9. A jaw-dropping sight arrives at 7.2 km, as there is a badly busted camper resting on the side of the road.


Busted Camper on Shovel Creek Forest Service Road Province of BC Canada

10. It is hard to tell what happened here. It looks like a huge stone fell from the sky and struck the side of the camper. But, most likely, it was somehow rolled.


Busted Camper on Shovel Creek FSR British Columbia Canada

11. The end of our forward progress came at 11.2 km. Looks like there was a slide here, and then the debris was somewhat cleared, but the road could be too narrow for my wide ride, and I did not feel like scratching the sides against the large boulders lying there. So, turned around and drove back to the camping area seen in photo #7. According to the Backroad Mapbook, Shovel Creek FSR soon becomes Kookipi Creek FSR, and goes for many kilometers until it joins Nahatlatch River FSR.
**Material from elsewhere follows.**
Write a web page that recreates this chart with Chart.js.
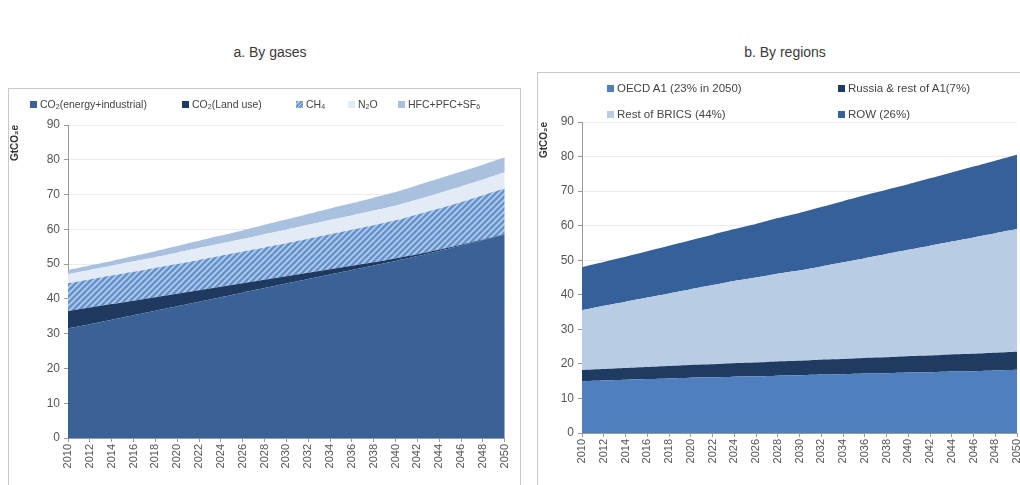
<!DOCTYPE html>
<html lang="en">
<head>
<meta charset="UTF-8">
<title>GHG emissions by gases and by regions</title>
<script src="https://cdn.jsdelivr.net/npm/chart.js"></script>
<style>
    body {
        margin: 0;
        width: 1020px;
        height: 485px;
        overflow: hidden;
        background: #fff;
        font-family: "Liberation Sans", Arial, sans-serif;
        position: relative;
    }
    .title {
        position: absolute;
        top: 44px;
        font-size: 14px;
        color: #3a3a3a;
        transform: translateX(-50%);
        white-space: nowrap;
    }
    .panel {
        position: absolute;
        border: 1px solid #c9c9c9;
        background: #fff;
    }
    .panel canvas {
        position: absolute;
        left: 0;
        top: 0;
    }
    .leg {
        position: absolute;
        color: #444;
        white-space: nowrap;
        line-height: 12px;
    }
    .leg i {
        display: inline-block;
        width: 7px;
        height: 7px;
        margin-right: 3px;
        vertical-align: 0px;
    }
    .leg sub { font-size: 7px; vertical-align: -1px; line-height: 0; }
</style>
</head>
<body>

<div class="title" style="left:270px">a. By gases</div>
<div class="title" style="left:785px">b. By regions</div>

<!-- panel a -->
<div class="panel" id="panelA" style="left:8px; top:88px; width:511px; height:420px;">
    <canvas id="chartGases"></canvas>
    <div class="leg" style="left:21px; top:9px; font-size:10.5px"><i style="background:#3b6296"></i>CO<sub>2</sub>(energy+industrial)</div>
    <div class="leg" style="left:173px; top:9px; font-size:10.5px"><i style="background:#1e3a60"></i>CO<sub>2</sub>(Land use)</div>
    <div class="leg" style="left:287px; top:9px; font-size:10.5px"><i style="background:repeating-linear-gradient(135deg,#6d99d0 0 2px,#b8cfec 2px 3px)"></i>CH<sub>4</sub></div>
    <div class="leg" style="left:339px; top:9px; font-size:10.5px"><i style="background:#e3ebf6"></i>N<sub>2</sub>O</div>
    <div class="leg" style="left:389px; top:9px; font-size:10.5px"><i style="background:#a9c0de"></i>HFC+PFC+SF<sub>6</sub></div>
</div>

<!-- panel b -->
<div class="panel" id="panelB" style="left:537px; top:72px; width:520px; height:440px;">
    <canvas id="chartRegions"></canvas>
    <div class="leg" style="left:69px; top:9px; font-size:11.5px"><i style="background:#4f7fbf"></i>OECD A1 (23% in 2050)</div>
    <div class="leg" style="left:300px; top:9px; font-size:11.5px"><i style="background:#1f3b62"></i>Russia &amp; rest of A1(7%)</div>
    <div class="leg" style="left:69px; top:35px; font-size:11.5px"><i style="background:#b8cce4"></i>Rest of BRICS (44%)</div>
    <div class="leg" style="left:300px; top:35px; font-size:11.5px"><i style="background:#36609a"></i>ROW (26%)</div>
</div>

<script>
    // years on the x axis
    const years = ['2010','2012','2014','2016','2018','2020','2022','2024','2026','2028','2030',
                   '2032','2034','2036','2038','2040','2042','2044','2046','2048','2050'];

    // a. by gases (GtCO2e)
    const co2Energy = [31.5,32.7,34.0,35.3,36.6,37.9,39.2,40.5,41.8,43.1,44.4,45.7,47.0,48.3,49.6,50.9,52.3,53.8,55.3,56.9,58.5];
    const co2Land   = [5.0,4.8,4.5,4.2,3.9,3.6,3.3,3.0,2.7,2.4,2.1,1.8,1.5,1.2,0.9,0.7,0.5,0.4,0.3,0.2,0.1];
    const ch4       = [8.0,8.1,8.2,8.3,8.4,8.5,8.7,8.9,9.1,9.3,9.5,9.8,10.1,10.4,10.7,11.0,11.5,11.8,12.2,12.7,13.2];
    const n2o       = [2.6,2.7,2.8,3.0,3.1,3.3,3.4,3.5,3.6,3.8,3.9,4.0,4.1,4.1,4.2,4.2,4.3,4.4,4.5,4.5,4.6];
    const fgases    = [1.2,1.3,1.4,1.5,1.7,1.9,2.1,2.3,2.5,2.7,2.9,3.1,3.3,3.5,3.7,3.9,4.1,4.2,4.3,4.3,4.3];

    // b. by regions (GtCO2e)
    const oecd   = [15.0,15.2,15.4,15.6,15.8,16.0,16.1,16.3,16.4,16.6,16.7,16.9,17.0,17.2,17.3,17.5,17.6,17.8,17.9,18.1,18.3];
    const russia = [3.2,3.3,3.4,3.5,3.6,3.7,3.8,3.9,4.0,4.1,4.2,4.3,4.4,4.5,4.6,4.7,4.8,4.9,5.0,5.1,5.2];
    const brics  = [17.3,18.3,19.2,20.1,21.0,21.9,22.9,23.8,24.6,25.4,26.1,27.0,28.0,28.9,29.9,30.8,31.8,32.7,33.7,34.6,35.5];
    const row    = [12.5,12.7,13.0,13.4,13.8,14.2,14.6,15.0,15.5,16.1,16.7,17.2,17.7,18.2,18.6,19.0,19.5,20.0,20.5,21.0,21.5];

    const yTicks = { min: 0, max: 90, step: 10 };

    // hatch for CH4
    function makeHatch() {
        const c = document.createElement('canvas');
        c.width = 6; c.height = 6;
        const g = c.getContext('2d');
        g.fillStyle = '#6693cc';
        g.fillRect(0, 0, 6, 6);
        g.strokeStyle = '#b6cdeb';
        g.lineWidth = 1.6;
        g.beginPath();
        g.moveTo(-1, 7); g.lineTo(7, -1);
        g.moveTo(-1, 1); g.lineTo(1, -1);
        g.moveTo(5, 7); g.lineTo(7, 5);
        g.stroke();
        return g.createPattern(c, 'repeat');
    }

    function area(label, data, color, i) {
        return {
            label: label,
            data: data,
            backgroundColor: color,
            borderWidth: 0,
            pointRadius: 0,
            fill: i === 0 ? 'origin' : '-1',
            tension: 0.2
        };
    }

    function makeOptions(yWidth, xHeight, pad) {
        return {
            responsive: false,
            animation: false,
            layout: { padding: pad },
            plugins: { legend: { display: false }, tooltip: { enabled: false } },
            scales: {
                x: {
                    offset: false,
                    grid: { drawOnChartArea: false, drawTicks: true, tickLength: 4, tickColor: '#9a9a9a' },
                    border: { color: '#9a9a9a' },
                    ticks: {
                        autoSkip: false, maxRotation: 90, minRotation: 90,
                        color: '#555', font: { family: 'Liberation Sans', size: 11 }, padding: 2
                    },
                    afterFit: s => { s.height = xHeight; }
                },
                y: {
                    stacked: true,
                    min: yTicks.min, max: yTicks.max,
                    grid: { color: '#ececec', tickLength: 4, tickColor: '#9a9a9a' },
                    border: { color: '#9a9a9a' },
                    ticks: {
                        stepSize: yTicks.step,
                        color: '#555', font: { family: 'Liberation Sans', size: 12 }, padding: 4
                    },
                    title: {
                        display: true, text: 'GtCO₂e', align: 'end',
                        color: '#333', font: { family: 'Liberation Sans', size: 10, weight: 'bold' },
                        padding: { top: 0, bottom: 0 }
                    },
                    afterFit: s => { s.width = yWidth; }
                }
            }
        };
    }

    const cA = document.getElementById('chartGases');
    cA.width = 511; cA.height = 396;
    new Chart(cA.getContext('2d'), {
        type: 'line',
        data: {
            labels: years,
            datasets: [
                area('CO2 (energy+industrial)', co2Energy, '#3b6296', 0),
                area('CO2 (Land use)', co2Land, '#1e3a60', 1),
                area('CH4', ch4, makeHatch(), 2),
                area('N2O', n2o, '#e3ebf6', 3),
                area('HFC+PFC+SF6', fgases, '#a9c0de', 4)
            ]
        },
        options: makeOptions(59, 47, { top: 36, right: 14, bottom: 0, left: 0 })
    });

    const cB = document.getElementById('chartRegions');
    cB.width = 495; cB.height = 412;
    new Chart(cB.getContext('2d'), {
        type: 'line',
        data: {
            labels: years,
            datasets: [
                area('OECD A1', oecd, '#4f7fbf', 0),
                area('Russia & rest of A1', russia, '#1f3b62', 1),
                area('Rest of BRICS', brics, '#b8cce4', 2),
                area('ROW', row, '#36609a', 3)
            ]
        },
        options: makeOptions(44, 52, { top: 49, right: 16, bottom: 0, left: 0 })
    });
</script>

</body>
</html>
Shovel Creek Forest Service Road BC Canada

12. The next day, we walked up the road for 600 meters to an unknown FSR. The photo below shows the turn off at the 5.5 km mark of Shovel Creek FSR.

13. This FSR is solidly blocked, so hiking (or biking) are the only options.

14. Five minutes later, you are crossing a creek and admiring this mini waterfall.

15. Then, you would go through some badly overgrown stretches, steadily gaining altitude. Twenty five minutes after crossing the creek, another mini falls on the side of the road.

16. And, pretty much right away after that, far in the distance (other side of the valley) you see what could be Granite Falls, as indicated by the Backroad Mapbook. This waterfall is the one making distant noise as you are camping on Shovel Creek FSR at the 4.9 km mark. There is an obvious FSR leading to Granite Falls, but the next day I just could not find its entrance off Harrison East shortly after the split with Shovel Creek FSR.

17. The valley had been logged a few years ago. Thank you for the roads, forestry workers!

18. Looking left we see an impressive valley.

19. The end of this unnamed FSR comes about an hour after the start.

Overall, Shovel Creek FSR is interesting to explore, and hiking up the unnamed FSR is a good side trip.